Lean Leadership Principle:
Content Based Leadership – Have deep knowledge of your functional area and adjacent functions. Understand key operating principles and communicate these effectively to team members.
As leaders, we need to have a deep understanding of our functional areas so that we can help, coach, teach, and train our members to better support our organizational purpose and principles.
Let’s focus on this…
A Little History
Are you familiar with the term Ethos? No, it’s not one of the Three Musketeers. It’s actually one of the classic Greek “modes of persuasion” that would be used to engage or gain support from the audience in an argument or discussion. Specifically, it refers to the perception of an individual’s credibility based on their history, expertise and demonstrated knowledge.
Leaders who have deep-rooted abilities and experience within their functional area have a real advantage in establishing ethos with their team members. Simply put, team members want to follow a leader that knows their stuff.
Functional Areas: How Do I Deepen My Understanding?
In order to gain the knowledge that we need to establish our own functional expertise, we need to invest in the below activity:
- GEMBA TIME!! – Getting your hands dirty doing the work is the best way to learn the work. There is no substitute for good old-fashioned repetition. Yes, Allen Iverson, we’re talking about practice!
- Process, process, process – Take a step back from the tactical work and think big picture. Study the processes that make up the job function and how they piece together in the system with the other functions of the organization. Understanding the relationships, transactions and flow allows Lean Leaders to identify the failure modes and the customer impacts.
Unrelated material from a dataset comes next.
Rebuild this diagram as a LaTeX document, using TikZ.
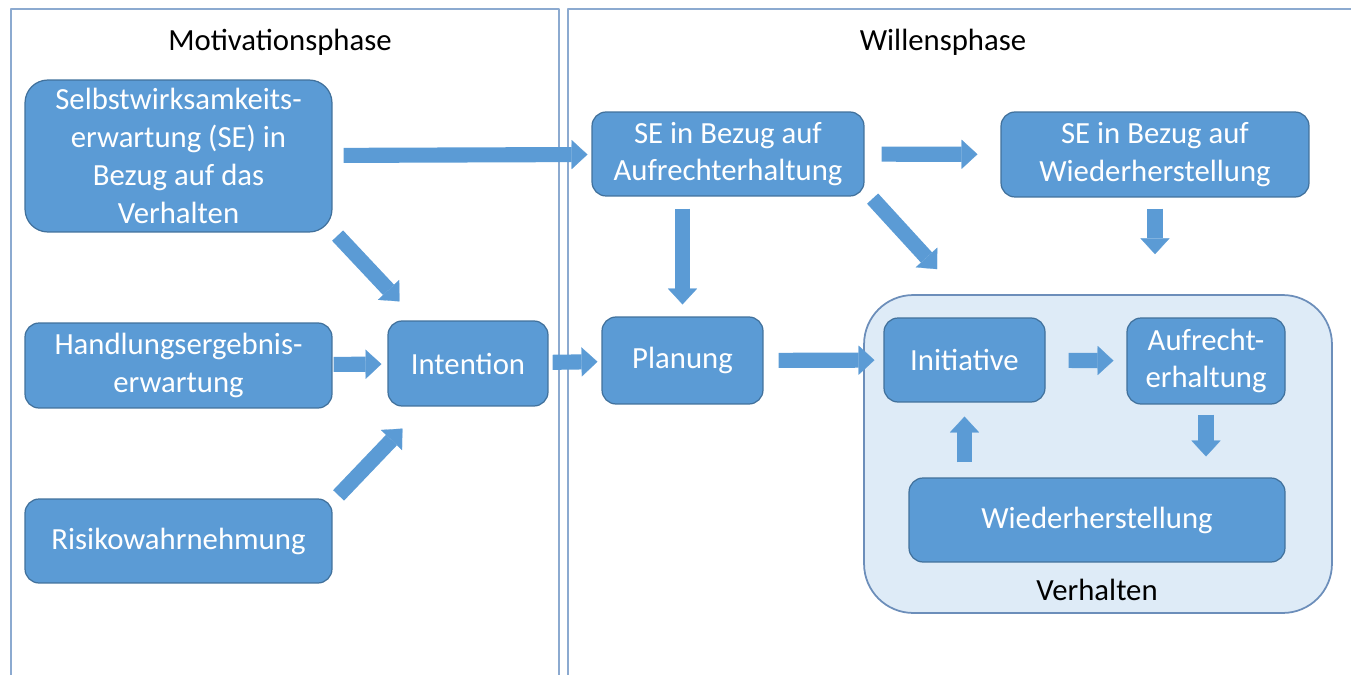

- More inquiry, less advocacy – Start asking questions. It’s ok not to know everything when you are willing to learn as much as you can from those who do. Gaining deep understanding requires gathering feedback from stakeholders and process owners at different levels of the business unit and from the customer. Remember, the last two weeks’ lessons focused on customer alignment. VOC is kind of a big deal. Just sayin’…
Leader As A Student
Just like in anything else, stagnation is the enemy of improvement. Lead leaders must not rest on their laurels of past gained knowledge and experience points, but push forward to always learn and grow. In Chapter 5 of the PEOPLE book, there is a focused discussion on the importance of leaders taking the student approach. Some of the key ideas include:
- Creating a personal-development plan – making the time and space to learn
- Approaching every situation with a willingness to learn – treating every interaction with others as an opportunity
- Taking a listen first approach – jumping to solutions can derail true learning
- Embrace learning by doing – discovering the gap between what we think and what actually happens
Attitude is paramount to squeezing the most out of your opportunities to learn and teach every day. Humility and hunger can pay big dividends in our personal growth.
Get A Visual
Along with approaching your day with a student’s mentality, leaders must search for and seize hold of opportunities to transfer knowledge while collaborating with their teams. Creating a visual workplace is a great place to start because it lowers the water level and exposes issues. With these rocks exposed, we can perform real-time problem solving with our team to prevent service failures and successfully navigate ourselves through the turbulence.
A lean culture is a learning culture, and studies and experience have shown that learning through problem solving is the most effective form of learning. So every time we let a problem go on to the next hour, we lose a learning opportunity. As leaders, if we are not knowledgeable of the process and worse yet, don’t know why we have problems (or gaps in our process), then that is unacceptable.